All the batsmen in England’s squad except one, even the wicketkeepers, went to private schools: Nick Compton and Gary Ballance to Harrow, Joe Root and Samit Patel to Worksop College, and so on. Alex Hales is trying to become England’s first established Test batsman from a state school since Paul Collingwood. It was no different for Bavuma: when his father moved to Johannesburg to join The Star, his son won a cricket scholarship at 17 to the private Catholic school, St David’s Marist.
This week St David’s has been playing in a schools tournament in Cape Town. On Thursday they were playing a composite township team. The township kids wore the T-shirts they had been given. The St David’s boys wore striped blazers and caps. Expert coaching, excellent pitches, contacts with Cricket South Africa, and self-esteem: they are all part of the package.
Since apartheid the Cape Coloured community has produced some top cricketers: Herschelle Gibbs and Ashwell Prince averaged more than 40 in Tests, Vernon Philander and Paul Adams have taken more than 100 wickets.
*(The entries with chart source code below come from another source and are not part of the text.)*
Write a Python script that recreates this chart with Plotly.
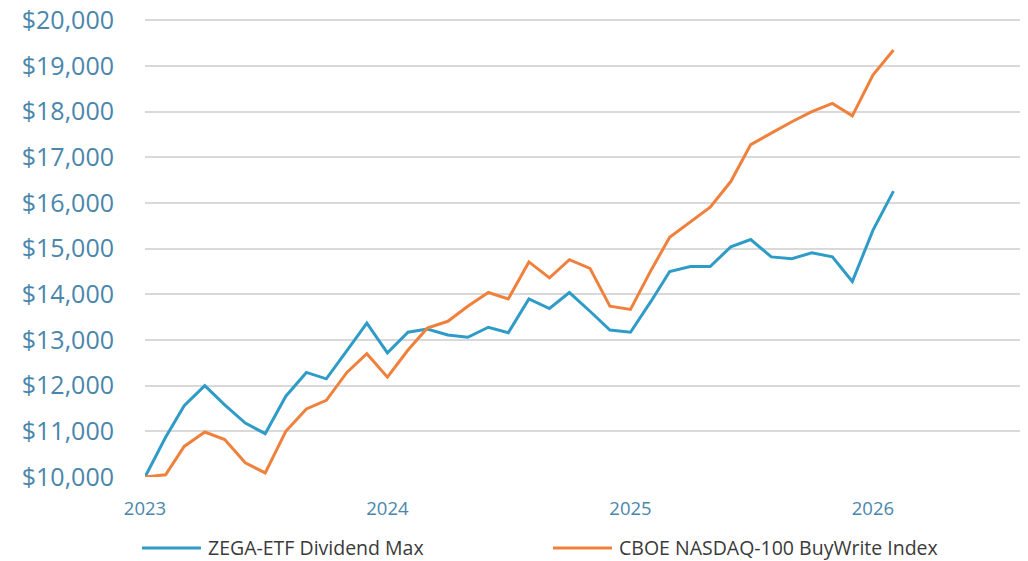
import pandas as pd
import plotly.graph_objects as go

dates = pd.date_range("2023-01-01", "2026-02-01", freq="MS")
zega = [10000, 10870, 11560, 12000, 11580, 11180, 10950, 11770, 12290, 12150, 12770, 13370,
        12720, 13170, 13240, 13110, 13060, 13280, 13160, 13900, 13690, 14040, 13630, 13220,
        13170, 13850, 14500, 14610, 14610, 15040, 15200, 14820, 14780, 14910, 14820, 14280,
        15400, 16260]
cboe = [10000, 10050, 10670, 10985, 10820, 10310, 10090, 11000, 11490, 11680, 12290, 12700,
        12185, 12780, 13260, 13410, 13740, 14040, 13900, 14710, 14360, 14760, 14570, 13740,
        13670, 14530, 15250, 15590, 15910, 16470, 17280, 17530, 17780, 18000, 18180, 17910,
        18800, 19350]
series_names = ["ZEGA-ETF Dividend Max", "CBOE NASDAQ-100 BuyWrite Index"]
series_colors = ["#2f9bc7", "#f0813d"]
year_ticks = ["2023-01-01", "2024-01-01", "2025-01-01", "2026-01-01"]
year_labels = ["2023", "2024", "2025", "2026"]
y_ticks = list(range(10000, 20001, 1000))

fig = go.Figure()
for name, vals, col in zip(series_names, [zega, cboe], series_colors):
    fig.add_trace(go.Scatter(x=dates, y=vals, name=name, mode="lines",
                             line=dict(color=col, width=3)))

# legend drawn below the plot (swatch + label), paper coordinates
legend_y = -0.155
legend_pos = [(-0.0034, 0.0636, 0.0693), (0.4636, 0.5307, 0.5364)]
for (x0, x1, xt), name, col in zip(legend_pos, series_names, series_colors):
    fig.add_shape(type="line", xref="paper", yref="paper", x0=x0, x1=x1,
                  y0=legend_y, y1=legend_y, line=dict(color=col, width=3))
    fig.add_annotation(xref="paper", yref="paper", x=xt, y=legend_y, text=name,
                       showarrow=False, xanchor="left", yanchor="middle",
                       font=dict(size=19.5, color="#3a3a3a"))

fig.update_layout(
    width=1020, height=553,
    margin=dict(l=137, r=3, t=11, b=84),
    paper_bgcolor="white", plot_bgcolor="white",
    font=dict(family="Open Sans", color="#333333"),
    showlegend=False,
    xaxis=dict(type="date", range=["2023-01-01", "2026-08-18"],
               tickvals=year_ticks, ticktext=year_labels, automargin=False,
               showgrid=False, zeroline=False, showline=False, ticks="",
               tickfont=dict(size=18.5, color="#4a86ab"), ticklabelstandoff=18),
    yaxis=dict(range=[10000, 20030], tickvals=y_ticks, tickformat="$,.0f",
               automargin=False, ticklabeloverflow="allow",
               showgrid=True, gridcolor="#d9d9d9", gridwidth=2,
               zeroline=False, showline=False, ticks="",
               tickfont=dict(size=25, color="#4a86ab"), ticklabelstandoff=30),
)
fig.write_html("out.html")
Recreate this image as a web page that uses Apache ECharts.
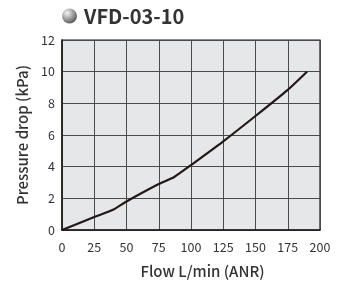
<!DOCTYPE html>
<html>
<head>
<meta charset="UTF-8">
<title>VFD-03-10</title>
<script src="https://cdn.jsdelivr.net/npm/echarts@6/dist/echarts.min.js"></script>
<style>
  html, body { margin: 0; padding: 0; background: #fff; }
  #chart { width: 345px; height: 284px; }
</style>
</head>
<body>
<div id="chart"></div>
<script>
// 流量 (L/min) 与压降 (kPa)
const flow = [0, 25, 40, 50, 75, 87, 100, 125, 150, 175, 190];
const pressure = [0, 0.82, 1.3, 1.8, 2.9, 3.35, 4.1, 5.6, 7.2, 8.85, 10];
const seriesName = 'VFD-03-10';

const font = '"Noto Sans CJK JP", "Noto Sans", sans-serif';
const chart = echarts.init(document.getElementById('chart'));

chart.setOption({
  animation: false,
  textStyle: { fontFamily: font },
  legend: {
    left: 62,
    top: 6,
    padding: 0,
    itemWidth: 15,
    itemHeight: 15,
    icon: 'circle',
    data: [{
      name: seriesName,
      itemStyle: {
        color: new echarts.graphic.RadialGradient(0.35, 0.3, 0.75, [
          { offset: 0, color: '#f4f4f4' },
          { offset: 1, color: '#555' }
        ])
      }
    }],
    textStyle: { fontSize: 20, fontWeight: 'bold', color: '#333', fontFamily: font, padding: [0, 0, 0, 2] }
  },
  grid: {
    left: 62, right: 25, top: 40, bottom: 50,
    show: true,
    backgroundColor: '#e6e7e8',
    borderColor: '#231815',
    borderWidth: 1.2
  },
  xAxis: {
    type: 'value',
    min: 0, max: 200, interval: 25,
    name: 'Flow L/min (ANR)',
    nameLocation: 'middle',
    nameGap: 34,
    nameTextStyle: { fontSize: 15, fontWeight: 500, color: '#333', padding: [0, 0, 0, 23] },
    axisLine: { lineStyle: { color: '#231815', width: 1.5 } },
    axisTick: { show: false },
    axisLabel: { fontSize: 12.5, color: '#333', margin: 11 },
    splitLine: { lineStyle: { color: '#4a4a4a', width: 1 } }
  },
  yAxis: {
    type: 'value',
    min: 0, max: 12, interval: 2,
    name: 'Pressure drop (kPa)',
    nameLocation: 'middle',
    nameGap: 32,
    nameTextStyle: { fontSize: 15, fontWeight: 500, color: '#333' },
    axisLine: { show: true, lineStyle: { color: '#231815', width: 1.5 } },
    axisTick: { show: false },
    axisLabel: { fontSize: 12.5, color: '#333', margin: 7 },
    splitLine: { lineStyle: { color: '#4a4a4a', width: 1 } }
  },
  series: [{
    name: seriesName,
    type: 'line',
    data: flow.map((f, i) => [f, pressure[i]]),
    showSymbol: false,
    smooth: 0.2,
    lineStyle: { color: '#231815', width: 2.2 },
    itemStyle: { color: '#231815' }
  }]
});
</script>
</body>
</html>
The prize for winning this series is the Basil d’Oliveira Trophy, in memory of the great cricketer who could have scored many centuries for South Africa if he had been allowed, and against many countries too as South Africa would not have been banned.
When Hashim Amla announced his resignation from the Test captaincy straight after the Test at Newlands, he was accompanied not only by the Cape Coloured coach Russell Domingo, but by two officials from the Indian community like himself. One, the CSA’s chief executive Haroon Lorgat, announced the captaincy would pass to AB de Villiers.
But even though the wind had picked up and swirled around Table Mountain, the cheers for Bavumba had not entirely died away – and never will.